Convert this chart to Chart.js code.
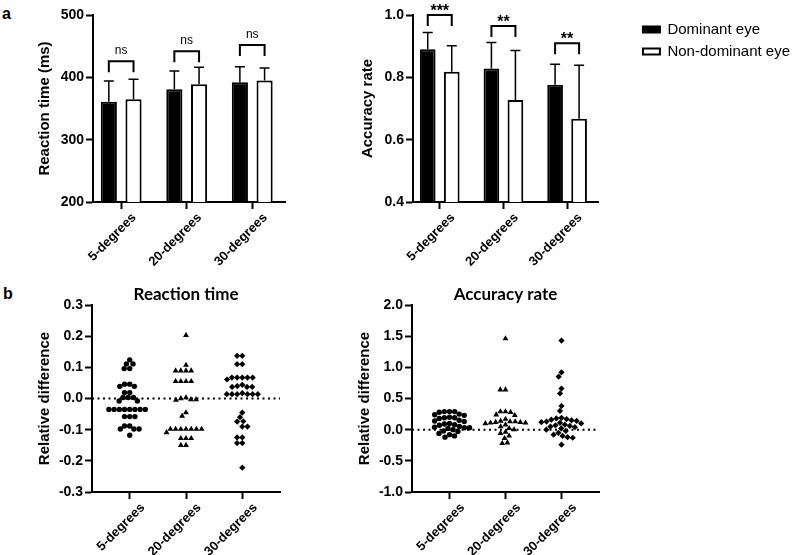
<!DOCTYPE html>
<html>
<head>
<meta charset="utf-8">
<script src="https://cdn.jsdelivr.net/npm/chart.js@4.4.1/dist/chart.umd.min.js"></script>
<style>
  body { margin: 0; background: #fff; }
  #figure { position: relative; width: 800px; height: 555px; overflow: hidden; }
  canvas { position: absolute; }
  .panel-label { position: absolute; font: bold 16px "Liberation Sans", Arial, sans-serif; color: #000; }
</style>
</head>
<body>
<div id="figure">
  <div class="panel-label" style="left:2px;top:5px">a</div>
  <div class="panel-label" style="left:3px;top:285px">b</div>
  <canvas id="rt-bars" width="300" height="280" style="left:0;top:0"></canvas>
  <canvas id="acc-bars" width="510" height="280" style="left:290px;top:0"></canvas>
  <canvas id="rt-diff" width="300" height="275" style="left:0;top:280px"></canvas>
  <canvas id="acc-diff" width="500" height="275" style="left:300px;top:280px"></canvas>
</div>
<script>
// Catégories communes aux quatre panneaux
const categories = ['5-degrees', '20-degrees', '30-degrees'];

// Panneau a : temps de réaction (moyenne, écart-type en ms)
const rtDominantMean = [361, 381, 392];
const rtDominantSd = [33, 29, 25];
const rtNonDominantMean = [365, 389, 395];
const rtNonDominantSd = [32, 27, 20];
const rtBracket = [426, 442, 452];
const rtSignif = ['ns', 'ns', 'ns'];

// Panneau a : taux de bonnes réponses
const accDominantMean = [0.890, 0.828, 0.776];
const accDominantSd = [0.054, 0.084, 0.066];
const accNonDominantMean = [0.818, 0.727, 0.667];
const accNonDominantSd = [0.083, 0.159, 0.172];
const accBracket = [1.0, 0.965, 0.909];
const accSignif = ['***', '**', '**'];

// Panneau b : différence relative, temps de réaction
const rtDiff5 = [0.124, 0.111, 0.111, 0.096, 0.096, 0.046, 0.046, 0.039, 0.039, 0.019, 0.019,
  0.003, 0.003, 0.003, -0.008, -0.008, -0.035, -0.035, -0.035, -0.035, -0.035, -0.035, -0.035,
  -0.035, -0.058, -0.058, -0.058, -0.088, -0.088, -0.098, -0.098, -0.098, -0.118];
const rtDiff20 = [0.203, 0.107, 0.089, 0.089, 0.089, 0.089, 0.055, 0.055, 0.055, 0.055, 0.0,
  0.003, -0.003, -0.003, -0.005, -0.045, -0.056, -0.098, -0.098, -0.098, -0.098, -0.098, -0.098,
  -0.098, -0.109, -0.128, -0.128, -0.128, -0.150, -0.150];
const rtDiff30 = [0.137, 0.137, 0.110, 0.110, 0.067, 0.067, 0.067, 0.067, 0.067, 0.061, 0.044,
  0.040, 0.037, 0.037, 0.037, 0.017, 0.014, 0.014, 0.014, 0.014, 0.014, 0.014, -0.045, -0.060,
  -0.073, -0.074, -0.090, -0.090, -0.125, -0.125, -0.143, -0.143, -0.222];

// Panneau b : différence relative, taux de bonnes réponses
const accDiff5 = [0.29, 0.29, 0.29, 0.28, 0.25, 0.24, 0.23, 0.20, 0.19, 0.19, 0.18, 0.15, 0.14,
  0.13, 0.10, 0.09, 0.08, 0.07, 0.05, 0.04, 0.03, 0.03, 0.02, 0.00, -0.02, -0.03, -0.06, -0.08,
  -0.10, -0.12];
const accDiff20 = [1.46, 0.64, 0.64, 0.29, 0.29, 0.28, 0.24, 0.23, 0.17, 0.14, 0.13, 0.13, 0.12,
  0.12, 0.11, 0.11, 0.10, 0.08, 0.05, 0.02, 0.00, -0.04, -0.06, -0.10, -0.14, -0.21, -0.22];
const accDiff30 = [1.43, 0.92, 0.85, 0.66, 0.58, 0.38, 0.30, 0.19, 0.18, 0.17, 0.16, 0.15, 0.14,
  0.13, 0.12, 0.11, 0.10, 0.08, 0.07, 0.06, 0.05, 0.04, 0.02, 0.00, -0.02, -0.05, -0.08, -0.10,
  -0.12, -0.13, -0.24];

const FONT = '"Liberation Sans", Arial, sans-serif';
Chart.defaults.font.family = FONT;
Chart.defaults.color = '#000';

// Limites et taille (px) des zones de tracé des panneaux b
const STRIP_X_MIN = -0.67;
const STRIP_X_MAX = 2.67;
const STRIP_W = 188;
const STRIP_H = 187;
const DOT = 5.2;
const markerStyles = ['circle', 'triangle', 'rectRot'];
const markerRadius = [2.7, 3.4, 3.1];

const oneDecimal = (v) => (Math.abs(v) < 1e-9 ? 0 : v).toFixed(1);

// Axe x numérique avec une graduation par catégorie
function xAxis(min, max, height) {
    return {
        type: 'linear',
        min: min,
        max: max,
        bounds: 'data',
        offset: false,
        afterBuildTicks: (axis) => { axis.ticks = categories.map((c, i) => ({ value: i })); },
        afterFit: (axis) => { axis.height = height; },
        ticks: {
            autoSkip: false,
            minRotation: 45,
            maxRotation: 45,
            padding: 1,
            labelOffset: 13,
            color: '#000',
            font: { size: 13, weight: 'bold' },
            callback: (v, i) => categories[i]
        },
        grid: { offset: false, drawOnChartArea: false, tickLength: 7, tickWidth: 2, tickColor: '#000' },
        border: { color: '#000', width: 2 }
    };
}

function yAxis(opts) {
    return {
        min: opts.min,
        max: opts.max,
        beginAtZero: false,
        afterFit: (axis) => { axis.width = opts.width; },
        ticks: {
            stepSize: opts.step,
            padding: 2,
            color: '#000',
            font: { size: 14, weight: 'bold' },
            callback: opts.format
        },
        grid: { drawOnChartArea: false, tickLength: 7, tickWidth: 2, tickColor: '#000' },
        border: { color: '#000', width: 2 },
        title: {
            display: true,
            text: opts.title,
            color: '#000',
            font: { size: 15, weight: 'bold' },
            padding: { top: opts.titleGap, bottom: 0 }
        }
    };
}

// Barres d'erreur et crochets de significativité
function sigMarks(sds, levels, labels) {
    return {
        id: 'sigMarks',
        afterDatasetsDraw(chart) {
            const ctx = chart.ctx;
            const y = chart.scales.y;
            ctx.save();
            ctx.strokeStyle = '#000';
            ctx.fillStyle = '#000';
            ctx.lineWidth = 1.5;
            chart.data.datasets.forEach((ds, d) => {
                chart.getDatasetMeta(d).data.forEach((bar, i) => {
                    const top = y.getPixelForValue(ds.data[i].y + sds[d][i]);
                    ctx.beginPath();
                    ctx.moveTo(bar.x, bar.y);
                    ctx.lineTo(bar.x, top);
                    ctx.moveTo(bar.x - 5, top);
                    ctx.lineTo(bar.x + 5, top);
                    ctx.stroke();
                });
            });
            const left = chart.getDatasetMeta(0).data;
            const right = chart.getDatasetMeta(1).data;
            ctx.lineWidth = 2;
            ctx.textAlign = 'center';
            ctx.textBaseline = 'alphabetic';
            levels.forEach((level, i) => {
                const yb = y.getPixelForValue(level);
                ctx.beginPath();
                ctx.moveTo(left[i].x, yb + 11);
                ctx.lineTo(left[i].x, yb);
                ctx.lineTo(right[i].x, yb);
                ctx.lineTo(right[i].x, yb + 11);
                ctx.stroke();
                const stars = labels[i] !== 'ns';
                ctx.font = stars ? 'bold 16px ' + FONT : '12px ' + FONT;
                ctx.fillText(labels[i], (left[i].x + right[i].x) / 2, stars ? yb + 1 : yb - 7);
            });
            ctx.restore();
        }
    };
}

// Espace vide entre la zone de tracé et la légende
const legendGap = {
    id: 'legendGap',
    beforeInit(chart) {
        Chart.layouts.addBox(chart, {
            position: 'right',
            weight: 500,
            fullSize: false,
            options: {},
            left: 0, top: 0, right: 0, bottom: 0, width: 0, height: 0,
            isHorizontal: () => false,
            update(maxWidth, maxHeight) { this.width = 37; this.height = maxHeight; },
            draw() {}
        });
    }
};

function barSets(dominant, nonDominant) {
    const common = { borderColor: '#000', borderWidth: 2, categoryPercentage: 0.754, barPercentage: 0.653 };
    return [
        Object.assign({ label: 'Dominant eye', backgroundColor: '#000',
            data: dominant.map((v, i) => ({ x: i, y: v })) }, common),
        Object.assign({ label: 'Non-dominant eye', backgroundColor: '#fff',
            data: nonDominant.map((v, i) => ({ x: i, y: v })) }, common)
    ];
}

// Empilement des points (beeswarm) calculé à partir des valeurs
function swarm(values, index, yPx, xPx) {
    const placed = [];
    return values.slice().sort((a, b) => b - a).map(v => {
        const py = v * yPx;
        const blocked = [];
        placed.forEach(p => {
            const dy = Math.abs(p.py - py);
            if (dy < DOT) {
                const w = Math.sqrt(DOT * DOT - dy * dy);
                blocked.push([p.px - w, p.px + w]);
            }
        });
        const candidates = [0];
        blocked.forEach(b => candidates.push(b[0], b[1]));
        candidates.sort((a, b) => Math.abs(a) - Math.abs(b));
        const px = candidates.find(c => blocked.every(b => c <= b[0] + 1e-6 || c >= b[1] - 1e-6));
        placed.push({ px: px, py: py });
        return { x: index + px / xPx, y: v };
    });
}

function stripSets(series, yMin, yMax) {
    const yPx = STRIP_H / (yMax - yMin);
    const xPx = STRIP_W / (STRIP_X_MAX - STRIP_X_MIN);
    const sets = series.map((vals, i) => ({
        data: swarm(vals, i, yPx, xPx),
        pointStyle: markerStyles[i],
        pointRadius: markerRadius[i],
        backgroundColor: '#000',
        borderWidth: 0,
        order: 0
    }));
    sets.push({
        data: [{ x: STRIP_X_MIN, y: 0 }, { x: STRIP_X_MAX, y: 0 }],
        showLine: true,
        borderColor: '#000',
        borderWidth: 2,
        borderDash: [2, 3.5],
        pointRadius: 0,
        order: 1
    });
    return sets;
}

function stripTitle(text) {
    return {
        display: true,
        text: text,
        color: '#000',
        fullSize: false,
        font: { family: 'Lato', size: 17, weight: 'bold' },
        padding: { top: 4, bottom: 0 }
    };
}

// Graphique a gauche : temps de réaction
new Chart(document.getElementById('rt-bars'), {
    type: 'bar',
    data: { datasets: barSets(rtDominantMean, rtNonDominantMean) },
    options: {
        responsive: false,
        animation: false,
        layout: { padding: { top: 15, right: 15, bottom: 0, left: 0 } },
        scales: {
            x: xAxis(-0.43, 2.5, 78),
            y: yAxis({ min: 200, max: 500, step: 100, width: 93, title: 'Reaction time (ms)', titleGap: 36 })
        },
        plugins: { legend: { display: false }, tooltip: { enabled: false } }
    },
    plugins: [sigMarks([rtDominantSd, rtNonDominantSd], rtBracket, rtSignif)]
});

// Graphique a droite : taux de bonnes réponses, avec la légende
new Chart(document.getElementById('acc-bars'), {
    type: 'bar',
    data: { datasets: barSets(accDominantMean, accNonDominantMean) },
    options: {
        responsive: false,
        animation: false,
        layout: { padding: { top: 15, right: 0, bottom: 0, left: 0 } },
        scales: {
            x: xAxis(-0.42, 2.5, 78),
            y: yAxis({ min: 0.4, max: 1.0, step: 0.2, width: 123, title: 'Accuracy rate', titleGap: 69, format: oneDecimal })
        },
        plugins: {
            legend: {
                display: true,
                position: 'right',
                align: 'start',
                maxWidth: 300,
                labels: { boxWidth: 17, boxHeight: 6, padding: 7, color: '#000', font: { size: 15 } }
            },
            tooltip: { enabled: false }
        }
    },
    plugins: [legendGap, sigMarks([accDominantSd, accNonDominantSd], accBracket, accSignif)]
});

// Graphique b gauche : différence relative du temps de réaction
new Chart(document.getElementById('rt-diff'), {
    type: 'scatter',
    data: { datasets: stripSets([rtDiff5, rtDiff20, rtDiff30], -0.3, 0.3) },
    options: {
        responsive: false,
        animation: false,
        layout: { padding: { top: 0.6, right: 20, bottom: 0, left: 0 } },
        scales: {
            x: xAxis(STRIP_X_MIN, STRIP_X_MAX, 63),
            y: yAxis({ min: -0.3, max: 0.3, step: 0.1, width: 92, title: 'Relative difference', titleGap: 36, format: oneDecimal })
        },
        plugins: { legend: { display: false }, tooltip: { enabled: false }, title: stripTitle('Reaction time') }
    }
});

// Graphique b droite : différence relative du taux de bonnes réponses
new Chart(document.getElementById('acc-diff'), {
    type: 'scatter',
    data: { datasets: stripSets([accDiff5, accDiff20, accDiff30], -1.0, 2.0) },
    options: {
        responsive: false,
        animation: false,
        layout: { padding: { top: 0.6, right: 201, bottom: 0, left: 0 } },
        scales: {
            x: xAxis(STRIP_X_MIN, STRIP_X_MAX, 63),
            y: yAxis({ min: -1.0, max: 2.0, step: 0.5, width: 112, title: 'Relative difference', titleGap: 56, format: oneDecimal })
        },
        plugins: { legend: { display: false }, tooltip: { enabled: false }, title: stripTitle('Accuracy rate') }
    }
});
</script>
</body>
</html>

> **Problem to solve**
Copy every line above in which the string "this" shows up.

> **Full response**
Convert this chart to Chart.js code.
            update(maxWidth, maxHeight) { this.width = 37; this.height = maxHeight; },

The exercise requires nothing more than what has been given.